* _Exercise objective_: Copy every line of the data that includes the string "this".

* _Material supplied_:
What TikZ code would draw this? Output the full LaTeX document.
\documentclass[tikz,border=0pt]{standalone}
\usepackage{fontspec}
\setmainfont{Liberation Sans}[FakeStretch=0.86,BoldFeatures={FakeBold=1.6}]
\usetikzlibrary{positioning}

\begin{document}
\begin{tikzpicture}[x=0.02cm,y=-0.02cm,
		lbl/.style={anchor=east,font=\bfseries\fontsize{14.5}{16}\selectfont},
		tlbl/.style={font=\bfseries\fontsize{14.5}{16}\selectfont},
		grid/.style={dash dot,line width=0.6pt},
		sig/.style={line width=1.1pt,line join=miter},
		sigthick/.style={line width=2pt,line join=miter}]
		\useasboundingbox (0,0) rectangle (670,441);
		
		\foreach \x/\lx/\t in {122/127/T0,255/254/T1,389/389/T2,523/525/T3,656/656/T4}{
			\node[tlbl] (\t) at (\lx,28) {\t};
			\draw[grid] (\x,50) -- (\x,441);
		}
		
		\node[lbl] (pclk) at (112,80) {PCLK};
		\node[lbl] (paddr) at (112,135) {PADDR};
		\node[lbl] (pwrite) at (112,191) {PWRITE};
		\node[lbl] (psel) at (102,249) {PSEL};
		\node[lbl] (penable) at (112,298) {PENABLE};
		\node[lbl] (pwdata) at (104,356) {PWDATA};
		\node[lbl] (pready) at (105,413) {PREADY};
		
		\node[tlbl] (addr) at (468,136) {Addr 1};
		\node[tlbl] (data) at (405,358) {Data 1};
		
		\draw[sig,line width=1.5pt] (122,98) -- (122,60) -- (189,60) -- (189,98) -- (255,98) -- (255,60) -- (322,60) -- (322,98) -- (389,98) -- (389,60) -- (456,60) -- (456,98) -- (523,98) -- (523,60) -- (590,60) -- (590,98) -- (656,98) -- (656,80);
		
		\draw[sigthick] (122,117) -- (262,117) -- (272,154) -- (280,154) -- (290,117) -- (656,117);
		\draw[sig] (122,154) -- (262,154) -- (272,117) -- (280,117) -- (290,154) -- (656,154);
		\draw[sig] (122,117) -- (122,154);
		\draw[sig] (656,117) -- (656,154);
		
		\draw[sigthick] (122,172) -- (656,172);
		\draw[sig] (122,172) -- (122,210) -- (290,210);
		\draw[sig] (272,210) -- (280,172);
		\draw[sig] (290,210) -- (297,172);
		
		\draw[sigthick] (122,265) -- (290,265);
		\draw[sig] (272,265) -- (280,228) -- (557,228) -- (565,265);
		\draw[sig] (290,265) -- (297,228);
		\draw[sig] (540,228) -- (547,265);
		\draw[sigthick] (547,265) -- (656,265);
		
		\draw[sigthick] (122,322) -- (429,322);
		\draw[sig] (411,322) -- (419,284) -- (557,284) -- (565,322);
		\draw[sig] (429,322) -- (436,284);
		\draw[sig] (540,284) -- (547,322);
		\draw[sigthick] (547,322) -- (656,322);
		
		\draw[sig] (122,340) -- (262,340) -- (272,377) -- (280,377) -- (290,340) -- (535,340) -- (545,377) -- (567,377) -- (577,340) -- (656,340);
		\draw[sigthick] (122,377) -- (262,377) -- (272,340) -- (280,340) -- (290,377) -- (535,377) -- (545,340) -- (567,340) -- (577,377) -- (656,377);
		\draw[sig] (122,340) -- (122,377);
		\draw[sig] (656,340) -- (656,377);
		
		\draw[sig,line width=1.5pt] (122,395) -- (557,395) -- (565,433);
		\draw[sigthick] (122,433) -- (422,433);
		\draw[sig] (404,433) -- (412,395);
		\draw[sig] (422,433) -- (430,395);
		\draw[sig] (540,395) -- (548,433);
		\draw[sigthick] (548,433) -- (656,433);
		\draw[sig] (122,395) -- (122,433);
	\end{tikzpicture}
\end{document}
---
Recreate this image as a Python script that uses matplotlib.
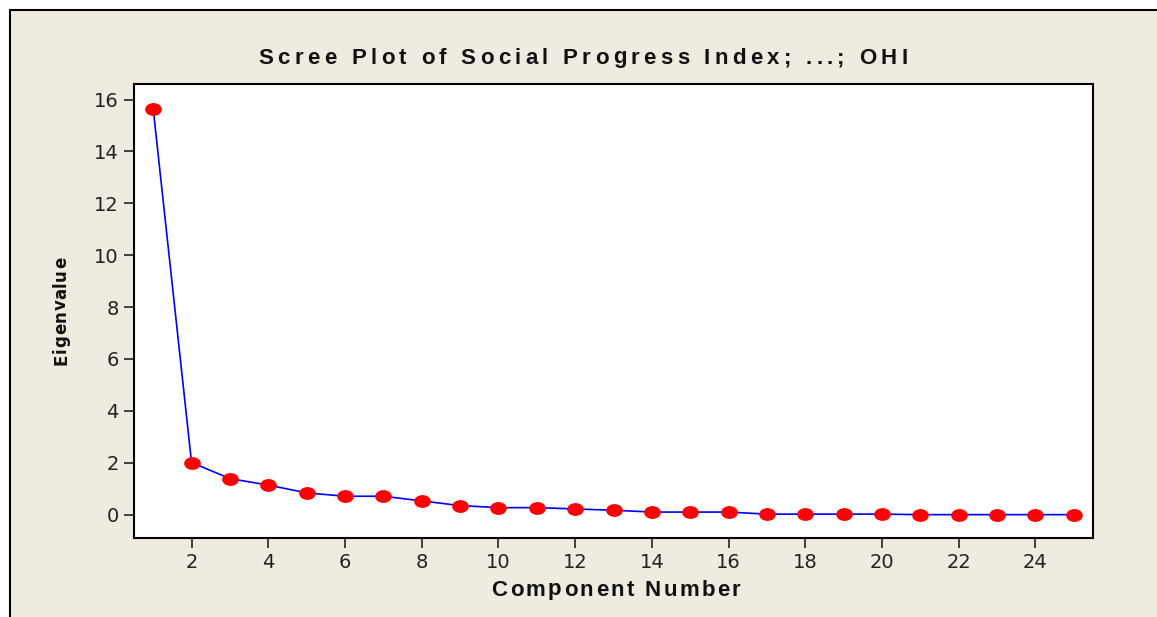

* _Reply_:
What TikZ code would draw this? Output the full LaTeX document.
Recreate this image as a Python script that uses matplotlib.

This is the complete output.